* REQUIREMENTS *
Set down only those lines that fall from the line containing "What D3.js code" through the line containing "const nougTicks = [0, 1, 2, 3, 4, 5, 6];", unchanged and without pictures.

───── EXTRACTED INFORMATION

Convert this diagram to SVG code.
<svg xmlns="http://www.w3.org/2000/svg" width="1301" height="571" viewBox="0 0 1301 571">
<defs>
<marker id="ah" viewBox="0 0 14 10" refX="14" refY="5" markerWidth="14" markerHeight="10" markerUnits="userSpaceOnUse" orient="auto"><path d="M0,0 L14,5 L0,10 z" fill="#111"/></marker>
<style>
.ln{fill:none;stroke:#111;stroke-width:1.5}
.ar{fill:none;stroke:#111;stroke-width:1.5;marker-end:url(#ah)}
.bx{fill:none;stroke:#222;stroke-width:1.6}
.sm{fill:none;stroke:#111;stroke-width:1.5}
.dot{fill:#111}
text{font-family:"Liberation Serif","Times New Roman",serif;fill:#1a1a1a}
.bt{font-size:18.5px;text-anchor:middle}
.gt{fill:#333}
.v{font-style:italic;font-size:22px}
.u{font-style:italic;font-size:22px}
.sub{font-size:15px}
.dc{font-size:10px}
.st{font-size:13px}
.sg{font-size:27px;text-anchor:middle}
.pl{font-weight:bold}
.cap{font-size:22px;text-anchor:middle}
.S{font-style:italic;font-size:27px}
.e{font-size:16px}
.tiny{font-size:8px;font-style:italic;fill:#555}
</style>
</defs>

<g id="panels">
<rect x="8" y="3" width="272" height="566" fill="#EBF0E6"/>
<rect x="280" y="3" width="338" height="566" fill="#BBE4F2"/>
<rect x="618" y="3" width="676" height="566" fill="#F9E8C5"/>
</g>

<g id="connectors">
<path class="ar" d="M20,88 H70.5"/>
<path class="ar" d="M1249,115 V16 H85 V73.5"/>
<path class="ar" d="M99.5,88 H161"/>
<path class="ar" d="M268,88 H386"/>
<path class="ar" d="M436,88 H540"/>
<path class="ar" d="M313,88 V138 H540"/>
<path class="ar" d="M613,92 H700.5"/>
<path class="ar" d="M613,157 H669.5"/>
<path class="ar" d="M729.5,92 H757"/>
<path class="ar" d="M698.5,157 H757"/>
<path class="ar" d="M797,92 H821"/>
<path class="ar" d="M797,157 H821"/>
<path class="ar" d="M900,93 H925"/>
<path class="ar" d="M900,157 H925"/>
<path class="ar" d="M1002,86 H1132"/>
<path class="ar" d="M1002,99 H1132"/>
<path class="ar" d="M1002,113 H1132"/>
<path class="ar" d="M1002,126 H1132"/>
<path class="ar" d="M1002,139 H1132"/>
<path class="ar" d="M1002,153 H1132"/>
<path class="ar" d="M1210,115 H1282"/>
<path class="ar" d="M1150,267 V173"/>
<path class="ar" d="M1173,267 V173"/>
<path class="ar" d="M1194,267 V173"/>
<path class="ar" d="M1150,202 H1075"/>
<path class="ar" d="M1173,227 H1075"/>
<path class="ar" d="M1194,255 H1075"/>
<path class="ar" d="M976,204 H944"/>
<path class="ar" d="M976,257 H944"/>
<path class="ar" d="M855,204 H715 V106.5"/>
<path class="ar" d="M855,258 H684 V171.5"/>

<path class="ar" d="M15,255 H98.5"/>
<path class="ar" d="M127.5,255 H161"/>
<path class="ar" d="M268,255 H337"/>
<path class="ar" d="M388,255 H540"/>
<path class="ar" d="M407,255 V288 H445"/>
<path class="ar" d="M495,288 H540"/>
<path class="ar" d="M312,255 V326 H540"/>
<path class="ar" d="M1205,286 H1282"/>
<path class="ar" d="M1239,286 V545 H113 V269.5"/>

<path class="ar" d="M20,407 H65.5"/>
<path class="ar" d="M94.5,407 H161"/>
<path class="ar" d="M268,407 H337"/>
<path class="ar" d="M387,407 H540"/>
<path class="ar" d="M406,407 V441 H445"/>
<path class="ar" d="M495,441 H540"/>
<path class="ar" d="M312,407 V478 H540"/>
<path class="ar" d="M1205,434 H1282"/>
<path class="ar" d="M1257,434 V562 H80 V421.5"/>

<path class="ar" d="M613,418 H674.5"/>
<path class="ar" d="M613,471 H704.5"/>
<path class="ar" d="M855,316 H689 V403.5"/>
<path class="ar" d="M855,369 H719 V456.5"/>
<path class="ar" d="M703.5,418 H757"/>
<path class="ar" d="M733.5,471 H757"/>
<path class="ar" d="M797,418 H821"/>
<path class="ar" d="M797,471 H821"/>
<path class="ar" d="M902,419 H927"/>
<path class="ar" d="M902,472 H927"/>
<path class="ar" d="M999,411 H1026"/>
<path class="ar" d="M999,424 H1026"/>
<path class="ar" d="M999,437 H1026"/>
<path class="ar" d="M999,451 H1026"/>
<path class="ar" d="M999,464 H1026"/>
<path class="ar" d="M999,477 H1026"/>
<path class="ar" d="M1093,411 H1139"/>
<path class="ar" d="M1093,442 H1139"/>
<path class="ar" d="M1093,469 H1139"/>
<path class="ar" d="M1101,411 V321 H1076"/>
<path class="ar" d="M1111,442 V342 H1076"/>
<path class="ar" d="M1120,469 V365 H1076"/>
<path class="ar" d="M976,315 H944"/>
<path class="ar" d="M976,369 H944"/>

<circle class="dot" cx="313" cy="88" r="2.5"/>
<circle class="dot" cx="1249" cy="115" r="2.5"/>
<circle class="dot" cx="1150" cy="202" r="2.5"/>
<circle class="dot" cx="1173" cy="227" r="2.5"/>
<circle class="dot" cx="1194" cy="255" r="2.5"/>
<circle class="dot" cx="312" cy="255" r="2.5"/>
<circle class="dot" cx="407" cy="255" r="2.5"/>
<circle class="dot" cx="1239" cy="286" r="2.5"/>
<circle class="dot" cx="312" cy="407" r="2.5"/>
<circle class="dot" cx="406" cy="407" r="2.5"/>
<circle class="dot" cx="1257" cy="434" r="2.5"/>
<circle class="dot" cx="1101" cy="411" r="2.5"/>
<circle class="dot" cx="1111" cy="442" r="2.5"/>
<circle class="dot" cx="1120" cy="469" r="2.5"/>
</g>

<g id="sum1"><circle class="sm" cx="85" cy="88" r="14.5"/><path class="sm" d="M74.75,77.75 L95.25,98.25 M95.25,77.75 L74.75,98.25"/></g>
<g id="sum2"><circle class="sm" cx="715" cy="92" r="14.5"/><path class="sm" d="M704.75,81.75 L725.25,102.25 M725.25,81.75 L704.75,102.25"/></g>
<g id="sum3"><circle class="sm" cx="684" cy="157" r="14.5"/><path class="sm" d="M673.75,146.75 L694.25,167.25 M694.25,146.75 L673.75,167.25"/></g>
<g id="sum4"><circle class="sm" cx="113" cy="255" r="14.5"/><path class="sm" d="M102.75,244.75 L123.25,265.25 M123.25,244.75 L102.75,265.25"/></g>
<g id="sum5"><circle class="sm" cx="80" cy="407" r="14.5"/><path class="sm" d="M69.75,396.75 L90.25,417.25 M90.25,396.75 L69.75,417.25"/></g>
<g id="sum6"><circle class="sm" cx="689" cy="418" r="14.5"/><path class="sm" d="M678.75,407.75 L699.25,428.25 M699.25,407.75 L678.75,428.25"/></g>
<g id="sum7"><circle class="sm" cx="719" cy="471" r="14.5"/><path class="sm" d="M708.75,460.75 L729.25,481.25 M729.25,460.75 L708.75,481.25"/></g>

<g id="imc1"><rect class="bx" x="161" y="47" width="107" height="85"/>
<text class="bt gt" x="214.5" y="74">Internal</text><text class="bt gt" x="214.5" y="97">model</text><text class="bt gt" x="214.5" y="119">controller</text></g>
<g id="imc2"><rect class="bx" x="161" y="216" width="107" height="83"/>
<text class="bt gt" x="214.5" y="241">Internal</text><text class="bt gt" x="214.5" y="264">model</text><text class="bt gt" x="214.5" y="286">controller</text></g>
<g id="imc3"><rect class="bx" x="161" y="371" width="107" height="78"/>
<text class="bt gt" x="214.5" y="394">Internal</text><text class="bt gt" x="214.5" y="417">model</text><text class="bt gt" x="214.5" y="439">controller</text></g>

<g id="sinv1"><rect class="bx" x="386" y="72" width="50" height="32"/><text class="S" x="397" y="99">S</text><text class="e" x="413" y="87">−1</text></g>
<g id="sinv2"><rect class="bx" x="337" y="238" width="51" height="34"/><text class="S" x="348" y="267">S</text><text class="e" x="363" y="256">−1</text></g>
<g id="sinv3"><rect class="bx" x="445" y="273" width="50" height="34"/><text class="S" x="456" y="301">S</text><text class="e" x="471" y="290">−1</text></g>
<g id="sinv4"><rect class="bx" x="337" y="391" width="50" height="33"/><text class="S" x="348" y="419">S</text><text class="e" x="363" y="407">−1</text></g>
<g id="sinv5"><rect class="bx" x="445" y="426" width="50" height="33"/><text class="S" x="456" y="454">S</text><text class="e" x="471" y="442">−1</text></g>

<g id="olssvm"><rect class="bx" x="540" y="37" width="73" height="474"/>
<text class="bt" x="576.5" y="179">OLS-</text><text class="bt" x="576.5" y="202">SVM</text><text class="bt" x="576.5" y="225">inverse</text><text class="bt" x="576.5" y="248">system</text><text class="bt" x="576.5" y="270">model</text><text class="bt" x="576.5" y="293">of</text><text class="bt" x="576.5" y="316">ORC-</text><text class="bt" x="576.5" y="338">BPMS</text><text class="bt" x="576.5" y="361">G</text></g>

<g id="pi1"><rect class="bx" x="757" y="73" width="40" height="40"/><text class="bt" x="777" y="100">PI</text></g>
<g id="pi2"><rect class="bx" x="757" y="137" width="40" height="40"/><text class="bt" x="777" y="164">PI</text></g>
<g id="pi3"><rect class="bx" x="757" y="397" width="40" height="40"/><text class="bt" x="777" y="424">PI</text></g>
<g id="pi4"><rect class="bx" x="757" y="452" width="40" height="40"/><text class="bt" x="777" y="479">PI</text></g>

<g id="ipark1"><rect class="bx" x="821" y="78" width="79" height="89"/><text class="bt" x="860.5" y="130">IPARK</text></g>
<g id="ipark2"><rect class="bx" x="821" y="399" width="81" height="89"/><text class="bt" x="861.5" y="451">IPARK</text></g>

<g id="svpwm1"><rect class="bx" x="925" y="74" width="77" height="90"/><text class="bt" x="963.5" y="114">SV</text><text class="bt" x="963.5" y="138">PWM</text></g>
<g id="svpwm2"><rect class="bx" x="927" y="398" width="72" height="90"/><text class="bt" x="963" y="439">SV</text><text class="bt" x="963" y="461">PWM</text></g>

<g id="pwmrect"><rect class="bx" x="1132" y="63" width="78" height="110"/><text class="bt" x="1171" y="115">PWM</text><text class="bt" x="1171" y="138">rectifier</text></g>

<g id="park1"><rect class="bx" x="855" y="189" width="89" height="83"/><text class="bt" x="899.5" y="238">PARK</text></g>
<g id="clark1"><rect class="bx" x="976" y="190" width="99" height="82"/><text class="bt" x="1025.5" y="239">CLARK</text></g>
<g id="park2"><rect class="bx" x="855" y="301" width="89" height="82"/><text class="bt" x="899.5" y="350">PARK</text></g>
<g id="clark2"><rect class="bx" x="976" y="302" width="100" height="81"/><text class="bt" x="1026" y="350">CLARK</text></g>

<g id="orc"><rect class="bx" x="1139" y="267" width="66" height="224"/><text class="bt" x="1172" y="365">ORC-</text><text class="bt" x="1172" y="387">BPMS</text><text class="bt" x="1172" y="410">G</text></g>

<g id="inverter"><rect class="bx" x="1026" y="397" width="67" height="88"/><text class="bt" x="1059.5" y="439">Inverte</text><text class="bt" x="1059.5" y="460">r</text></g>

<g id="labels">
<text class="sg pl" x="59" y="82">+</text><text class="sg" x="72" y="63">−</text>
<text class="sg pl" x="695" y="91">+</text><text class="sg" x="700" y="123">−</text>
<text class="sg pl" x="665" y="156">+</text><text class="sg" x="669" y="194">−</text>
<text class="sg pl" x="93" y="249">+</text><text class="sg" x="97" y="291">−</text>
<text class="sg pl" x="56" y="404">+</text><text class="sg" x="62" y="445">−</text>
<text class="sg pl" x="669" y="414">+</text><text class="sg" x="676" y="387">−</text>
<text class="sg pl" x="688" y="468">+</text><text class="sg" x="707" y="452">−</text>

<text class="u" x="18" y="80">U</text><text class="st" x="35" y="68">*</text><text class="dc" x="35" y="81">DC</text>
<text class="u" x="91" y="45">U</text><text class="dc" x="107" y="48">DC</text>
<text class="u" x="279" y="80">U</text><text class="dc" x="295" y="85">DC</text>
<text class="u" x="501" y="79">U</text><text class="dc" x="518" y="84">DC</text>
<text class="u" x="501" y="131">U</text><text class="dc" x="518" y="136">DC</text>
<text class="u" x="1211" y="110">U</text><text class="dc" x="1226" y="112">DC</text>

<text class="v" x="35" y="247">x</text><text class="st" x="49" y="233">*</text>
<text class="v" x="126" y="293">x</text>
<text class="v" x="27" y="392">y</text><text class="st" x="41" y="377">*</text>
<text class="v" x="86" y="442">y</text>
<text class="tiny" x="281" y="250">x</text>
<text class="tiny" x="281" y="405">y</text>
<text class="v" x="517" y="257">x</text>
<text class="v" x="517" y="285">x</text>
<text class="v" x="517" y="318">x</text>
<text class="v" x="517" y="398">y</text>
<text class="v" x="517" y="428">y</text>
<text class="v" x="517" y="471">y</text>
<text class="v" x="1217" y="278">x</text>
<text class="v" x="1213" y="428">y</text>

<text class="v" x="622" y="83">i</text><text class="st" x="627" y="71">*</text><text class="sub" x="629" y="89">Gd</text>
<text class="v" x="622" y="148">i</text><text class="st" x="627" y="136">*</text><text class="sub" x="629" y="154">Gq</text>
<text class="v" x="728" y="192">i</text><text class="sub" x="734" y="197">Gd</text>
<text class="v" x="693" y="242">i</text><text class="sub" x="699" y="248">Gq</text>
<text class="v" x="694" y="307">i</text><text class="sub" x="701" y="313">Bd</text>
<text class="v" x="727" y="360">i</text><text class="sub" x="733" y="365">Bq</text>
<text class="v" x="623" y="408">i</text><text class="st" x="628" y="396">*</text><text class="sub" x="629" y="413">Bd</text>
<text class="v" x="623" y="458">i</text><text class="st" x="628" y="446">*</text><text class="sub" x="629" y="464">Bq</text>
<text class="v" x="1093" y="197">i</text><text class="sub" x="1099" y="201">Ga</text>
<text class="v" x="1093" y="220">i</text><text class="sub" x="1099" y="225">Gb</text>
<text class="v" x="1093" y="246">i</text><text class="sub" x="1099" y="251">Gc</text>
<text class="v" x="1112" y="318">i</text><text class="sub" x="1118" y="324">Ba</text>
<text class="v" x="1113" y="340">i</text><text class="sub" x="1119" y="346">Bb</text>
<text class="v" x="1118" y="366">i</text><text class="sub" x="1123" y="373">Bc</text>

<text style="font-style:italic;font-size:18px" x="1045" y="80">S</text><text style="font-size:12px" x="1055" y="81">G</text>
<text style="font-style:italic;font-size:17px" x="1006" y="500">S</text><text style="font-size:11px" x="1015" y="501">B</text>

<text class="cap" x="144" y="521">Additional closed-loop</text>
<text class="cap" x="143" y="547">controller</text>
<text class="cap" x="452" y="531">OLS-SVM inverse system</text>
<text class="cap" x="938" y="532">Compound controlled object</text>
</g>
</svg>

──────────
───── EXTRACTED INFORMATION

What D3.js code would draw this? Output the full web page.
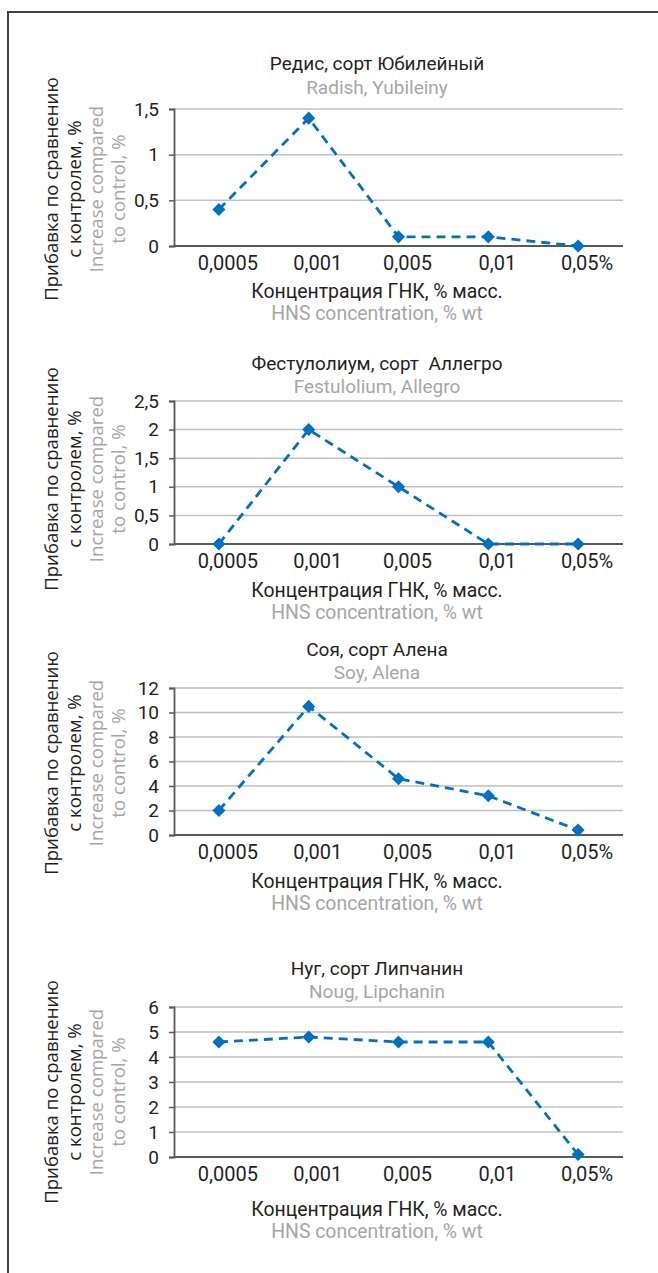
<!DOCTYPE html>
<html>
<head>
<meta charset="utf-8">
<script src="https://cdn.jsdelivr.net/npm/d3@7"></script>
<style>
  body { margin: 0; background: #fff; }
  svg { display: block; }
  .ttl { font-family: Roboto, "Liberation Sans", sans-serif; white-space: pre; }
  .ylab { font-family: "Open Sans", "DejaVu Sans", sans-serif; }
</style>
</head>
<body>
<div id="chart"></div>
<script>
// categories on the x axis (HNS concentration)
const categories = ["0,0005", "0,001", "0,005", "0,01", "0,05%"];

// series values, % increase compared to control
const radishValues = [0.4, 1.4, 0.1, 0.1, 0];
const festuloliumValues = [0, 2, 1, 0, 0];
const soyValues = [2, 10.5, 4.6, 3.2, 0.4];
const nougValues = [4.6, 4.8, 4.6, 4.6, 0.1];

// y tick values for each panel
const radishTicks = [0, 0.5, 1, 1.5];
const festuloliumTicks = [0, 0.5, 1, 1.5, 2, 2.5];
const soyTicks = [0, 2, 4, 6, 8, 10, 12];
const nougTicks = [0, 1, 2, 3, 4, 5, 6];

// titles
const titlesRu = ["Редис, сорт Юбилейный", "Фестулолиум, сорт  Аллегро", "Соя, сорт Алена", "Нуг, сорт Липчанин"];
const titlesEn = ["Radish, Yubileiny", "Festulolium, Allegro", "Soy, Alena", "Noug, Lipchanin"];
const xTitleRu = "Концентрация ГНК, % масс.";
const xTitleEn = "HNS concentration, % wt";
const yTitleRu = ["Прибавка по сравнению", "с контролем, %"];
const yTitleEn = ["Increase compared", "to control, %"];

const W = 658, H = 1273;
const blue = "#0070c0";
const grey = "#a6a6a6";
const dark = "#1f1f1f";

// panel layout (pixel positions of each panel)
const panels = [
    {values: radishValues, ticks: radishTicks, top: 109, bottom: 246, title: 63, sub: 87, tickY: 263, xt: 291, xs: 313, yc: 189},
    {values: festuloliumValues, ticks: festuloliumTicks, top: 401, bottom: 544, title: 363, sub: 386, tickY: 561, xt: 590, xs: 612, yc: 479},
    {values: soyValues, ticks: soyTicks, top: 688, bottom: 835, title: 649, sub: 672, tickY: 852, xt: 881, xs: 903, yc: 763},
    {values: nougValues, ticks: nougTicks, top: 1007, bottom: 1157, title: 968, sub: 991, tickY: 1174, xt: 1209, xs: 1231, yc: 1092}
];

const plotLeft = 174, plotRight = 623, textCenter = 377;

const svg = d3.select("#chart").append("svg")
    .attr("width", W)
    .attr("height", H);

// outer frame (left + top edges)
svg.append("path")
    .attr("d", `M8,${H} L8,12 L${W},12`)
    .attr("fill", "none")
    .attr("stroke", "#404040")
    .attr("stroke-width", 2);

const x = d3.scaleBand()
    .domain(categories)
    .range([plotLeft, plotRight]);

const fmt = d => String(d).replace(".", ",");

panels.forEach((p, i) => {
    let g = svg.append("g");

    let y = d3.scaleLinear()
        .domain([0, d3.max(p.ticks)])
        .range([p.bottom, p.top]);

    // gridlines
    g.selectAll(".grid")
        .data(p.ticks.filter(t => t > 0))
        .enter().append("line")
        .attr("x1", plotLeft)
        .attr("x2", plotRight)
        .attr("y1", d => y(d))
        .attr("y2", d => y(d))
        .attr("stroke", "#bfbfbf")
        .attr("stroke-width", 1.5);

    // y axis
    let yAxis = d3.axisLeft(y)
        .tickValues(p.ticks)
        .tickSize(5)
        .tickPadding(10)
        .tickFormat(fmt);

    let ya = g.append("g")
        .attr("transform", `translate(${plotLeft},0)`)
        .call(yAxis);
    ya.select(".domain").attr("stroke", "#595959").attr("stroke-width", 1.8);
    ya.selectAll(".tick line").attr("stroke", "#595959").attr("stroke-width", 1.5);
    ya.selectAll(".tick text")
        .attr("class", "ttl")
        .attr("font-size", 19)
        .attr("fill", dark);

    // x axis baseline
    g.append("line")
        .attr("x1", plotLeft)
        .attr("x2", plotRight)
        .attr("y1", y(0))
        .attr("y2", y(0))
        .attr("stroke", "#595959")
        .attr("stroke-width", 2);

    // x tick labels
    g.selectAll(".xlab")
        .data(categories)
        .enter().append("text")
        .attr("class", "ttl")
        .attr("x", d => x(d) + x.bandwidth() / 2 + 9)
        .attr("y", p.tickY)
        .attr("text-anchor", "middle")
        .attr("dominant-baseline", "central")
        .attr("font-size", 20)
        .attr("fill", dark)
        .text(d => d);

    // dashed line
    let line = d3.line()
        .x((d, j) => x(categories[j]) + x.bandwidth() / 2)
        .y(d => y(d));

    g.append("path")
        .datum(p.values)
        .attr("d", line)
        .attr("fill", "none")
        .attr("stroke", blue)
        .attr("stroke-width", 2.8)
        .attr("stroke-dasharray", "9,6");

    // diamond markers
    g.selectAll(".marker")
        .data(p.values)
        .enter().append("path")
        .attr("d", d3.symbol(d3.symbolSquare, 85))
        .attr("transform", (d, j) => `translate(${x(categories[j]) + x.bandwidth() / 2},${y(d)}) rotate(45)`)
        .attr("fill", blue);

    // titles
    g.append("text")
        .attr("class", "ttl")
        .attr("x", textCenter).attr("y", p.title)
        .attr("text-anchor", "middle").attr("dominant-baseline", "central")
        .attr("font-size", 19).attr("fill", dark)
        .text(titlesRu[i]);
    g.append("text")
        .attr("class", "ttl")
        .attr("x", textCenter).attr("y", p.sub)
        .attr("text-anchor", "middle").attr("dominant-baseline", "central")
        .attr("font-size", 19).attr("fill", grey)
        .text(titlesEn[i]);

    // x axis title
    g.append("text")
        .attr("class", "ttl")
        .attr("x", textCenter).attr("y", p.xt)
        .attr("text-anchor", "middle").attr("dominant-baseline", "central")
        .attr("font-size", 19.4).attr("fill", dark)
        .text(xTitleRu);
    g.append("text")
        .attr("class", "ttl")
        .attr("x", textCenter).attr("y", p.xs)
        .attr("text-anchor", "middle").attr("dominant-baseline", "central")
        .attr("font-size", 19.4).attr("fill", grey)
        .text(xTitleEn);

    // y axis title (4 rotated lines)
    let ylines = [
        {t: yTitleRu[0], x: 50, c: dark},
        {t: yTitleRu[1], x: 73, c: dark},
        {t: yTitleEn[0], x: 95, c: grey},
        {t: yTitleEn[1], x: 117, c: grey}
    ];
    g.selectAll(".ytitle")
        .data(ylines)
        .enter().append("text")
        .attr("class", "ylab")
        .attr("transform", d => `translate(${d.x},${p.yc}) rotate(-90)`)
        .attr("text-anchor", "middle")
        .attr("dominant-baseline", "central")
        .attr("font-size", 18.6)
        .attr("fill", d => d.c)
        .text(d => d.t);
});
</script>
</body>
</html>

──────────

* FULL ANSWER *
What D3.js code would draw this? Output the full web page.
<!DOCTYPE html>
<html>
<head>
<meta charset="utf-8">
<script src="https://cdn.jsdelivr.net/npm/d3@7"></script>
<style>
  body { margin: 0; background: #fff; }
  svg { display: block; }
  .ttl { font-family: Roboto, "Liberation Sans", sans-serif; white-space: pre; }
  .ylab { font-family: "Open Sans", "DejaVu Sans", sans-serif; }
</style>
</head>
<body>
<div id="chart"></div>
<script>
// categories on the x axis (HNS concentration)
const categories = ["0,0005", "0,001", "0,005", "0,01", "0,05%"];

// series values, % increase compared to control
const radishValues = [0.4, 1.4, 0.1, 0.1, 0];
const festuloliumValues = [0, 2, 1, 0, 0];
const soyValues = [2, 10.5, 4.6, 3.2, 0.4];
const nougValues = [4.6, 4.8, 4.6, 4.6, 0.1];

// y tick values for each panel
const radishTicks = [0, 0.5, 1, 1.5];
const festuloliumTicks = [0, 0.5, 1, 1.5, 2, 2.5];
const soyTicks = [0, 2, 4, 6, 8, 10, 12];
const nougTicks = [0, 1, 2, 3, 4, 5, 6];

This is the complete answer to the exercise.